Schuster redete sich in Rage und empörte sich: „So, wie hier teilweise über unsere Geschäftsführung gesprochen wird (er meinte Zborschil; Anm. d. Red.), das ist Niveau unterster Schublade.“ Und: „Ihr rennt einem Märchen nach dem anderen hinterher.“

Johannes Volkmann (CDU) zweifelte an, dass die Geschäftsführung auch strafrechtlich in der Verantwortung stehe. Und für die zivilrechtliche Haftung in Schadensfällen könne der Kreistag einen Beschluss fassen, dass der Kreis dieses Risiko übernehme.
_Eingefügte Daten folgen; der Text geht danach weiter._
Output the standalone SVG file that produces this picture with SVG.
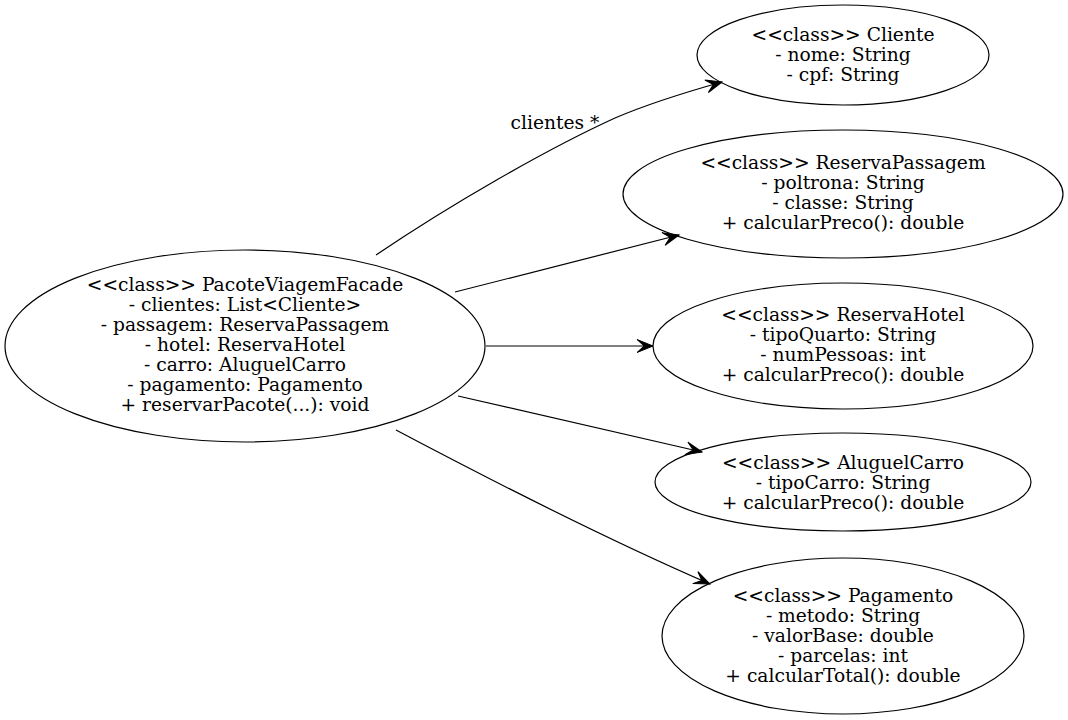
<svg xmlns="http://www.w3.org/2000/svg" width="1068" height="720" viewBox="0 0 1068 720">
<style>
.n ellipse{fill:none;stroke:#000;stroke-width:1.2}
text{font-family:"DejaVu Serif","Liberation Serif",serif;font-size:18.67px;fill:#000;text-anchor:middle}
.e path{fill:none;stroke:#000;stroke-width:1.2}
</style>
<defs>
<marker id="v" markerUnits="userSpaceOnUse" orient="auto" markerWidth="20" markerHeight="16" viewBox="-17 -8 20 16" refX="0" refY="0" overflow="visible">
<path d="M0,0 L-16,-6.5 L-9,0 L-16,6.5 Z" fill="#000" stroke="#000" stroke-width="1"/>
</marker>
</defs>
<rect width="1068" height="720" fill="#fff"/>
<g class="e" id="edges">
<path d="M376,255 C450,205 545,150 615,118 C650,103 690,91 722,82" marker-end="url(#v)"/>
<path d="M455,292 L679,235" marker-end="url(#v)"/>
<path d="M486,346 L653,346" marker-end="url(#v)"/>
<path d="M458,396 L702,452" marker-end="url(#v)"/>
<path d="M396,430 C500,485 620,545 710,584" marker-end="url(#v)"/>
<text x="555" y="129">clientes *</text>
</g>
<g class="n" id="PacoteViagemFacade">
<ellipse cx="245" cy="346" rx="240" ry="96"/>
<text x="245" y="291">&lt;&lt;class&gt;&gt; PacoteViagemFacade</text>
<text x="245" y="311">- clientes: List&lt;Cliente&gt;</text>
<text x="245" y="331">- passagem: ReservaPassagem</text>
<text x="245" y="351">- hotel: ReservaHotel</text>
<text x="245" y="371">- carro: AluguelCarro</text>
<text x="245" y="391">- pagamento: Pagamento</text>
<text x="245" y="411">+ reservarPacote(...): void</text>
</g>
<g class="n" id="Cliente">
<ellipse cx="843" cy="55" rx="146" ry="50"/>
<text x="843" y="41">&lt;&lt;class&gt;&gt; Cliente</text>
<text x="843" y="61">- nome: String</text>
<text x="843" y="81">- cpf: String</text>
</g>
<g class="n" id="ReservaPassagem">
<ellipse cx="843" cy="194" rx="220" ry="64"/>
<text x="843" y="169">&lt;&lt;class&gt;&gt; ReservaPassagem</text>
<text x="843" y="189">- poltrona: String</text>
<text x="843" y="209">- classe: String</text>
<text x="843" y="229">+ calcularPreco(): double</text>
</g>
<g class="n" id="ReservaHotel">
<ellipse cx="843" cy="346" rx="190" ry="63"/>
<text x="843" y="321">&lt;&lt;class&gt;&gt; ReservaHotel</text>
<text x="843" y="341">- tipoQuarto: String</text>
<text x="843" y="361">- numPessoas: int</text>
<text x="843" y="381">+ calcularPreco(): double</text>
</g>
<g class="n" id="AluguelCarro">
<ellipse cx="843" cy="482" rx="188" ry="49"/>
<text x="843" y="469">&lt;&lt;class&gt;&gt; AluguelCarro</text>
<text x="843" y="489">- tipoCarro: String</text>
<text x="843" y="509">+ calcularPreco(): double</text>
</g>
<g class="n" id="Pagamento">
<ellipse cx="843" cy="636" rx="181" ry="78"/>
<text x="843" y="602">&lt;&lt;class&gt;&gt; Pagamento</text>
<text x="843" y="622">- metodo: String</text>
<text x="843" y="642">- valorBase: double</text>
<text x="843" y="662">- parcelas: int</text>
<text x="843" y="682">+ calcularTotal(): double</text>
</g>
</svg>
Und er fragte: „Welchen zwingenden rechtlichen Grund gibt es für eine Schließung am 31. 12.?“ Volkmann sah keinen. Er forderte den Weiterbetrieb der Geburtshilfe unter den aktuellen Rahmenbedingungen, bis eine tragfähige Lösung gefunden sei.

Jurist David Rauber schätzte die Rechtslage anders ein: „Ein Kreistagsbeschluss ist kein Freifahrtschein, medizinische Standards außer Acht lassen zu dürfen. Eine bewusste Missachtung begründet ein Strafbarkeitsrisiko. Und wer gehe denn noch in eine Klinik, wo medizinische Standards mit Füßen getreten würden?“

Kreistagsbeschluss bedeutet „keinen Freifahrtschein“

Matthias Büger (FDP) zeigte sich „entsetzt“ über die Darstellung, die Leitlinien seien nur eine „unverbindliche Vorgabe“. Sie würden bei Gerichtsverfahren zugrunde gelegt. Sie aus politischen Gründen zu ignorieren, „das wäre kriminell“. Hier werde ein „politisches Süppchen“ gekocht. Man dürfe alternative Ansichten haben, aber keine alternativen Fakten.

Grünen-Fraktionsvorsitzende Martina Klement erklärte: „Wir haben gerungen, aber es ist jetzt vorbei.“ Aber auch sie kritisierte, dass die Betroffenen aus der Geburtshilfe von der Politik nicht gehört worden seien. „Offenheit und Transparenz wären wünschenswert gewesen.“

Anders Andrea Niggemann (AfD): „Ich habe den Eindruck, dass sich die Geschäftsführung um Transparenz bemüht hat.“ Auch eine Anhörung der Belegärzte hätte vermutlich nichts an der Situation geändert. Das politische Spiel sei aber noch nicht vorbei, so gehe es in der Debatte um Verantwortung und Schuld. „Jetzt wird versucht, politisches Kapital daraus zu schlagen.“ Der Antrag der CDU sei rechtlich und tatsächlich nicht machbar. Und Vorwürfe gegen den Landrat seien in diesem Fall „unredliche Schuldzuweisungen“.

FDP-Kreistagsabgeordneter Wolfram Dette: „Ich habe vollstes Verständnis für die Emotionen bei diesem Thema.“ Aber aktuell seien die Rahmenbedingungen für einen Fortbestand der Geburtshilfe nicht mehr gegeben. Eine Belegärztin habe gekündigt, und ein anderer Belegarzt wolle keinen Nachtdienst machen. Auch die Klinik-Geschäftsführung könne nicht zaubern.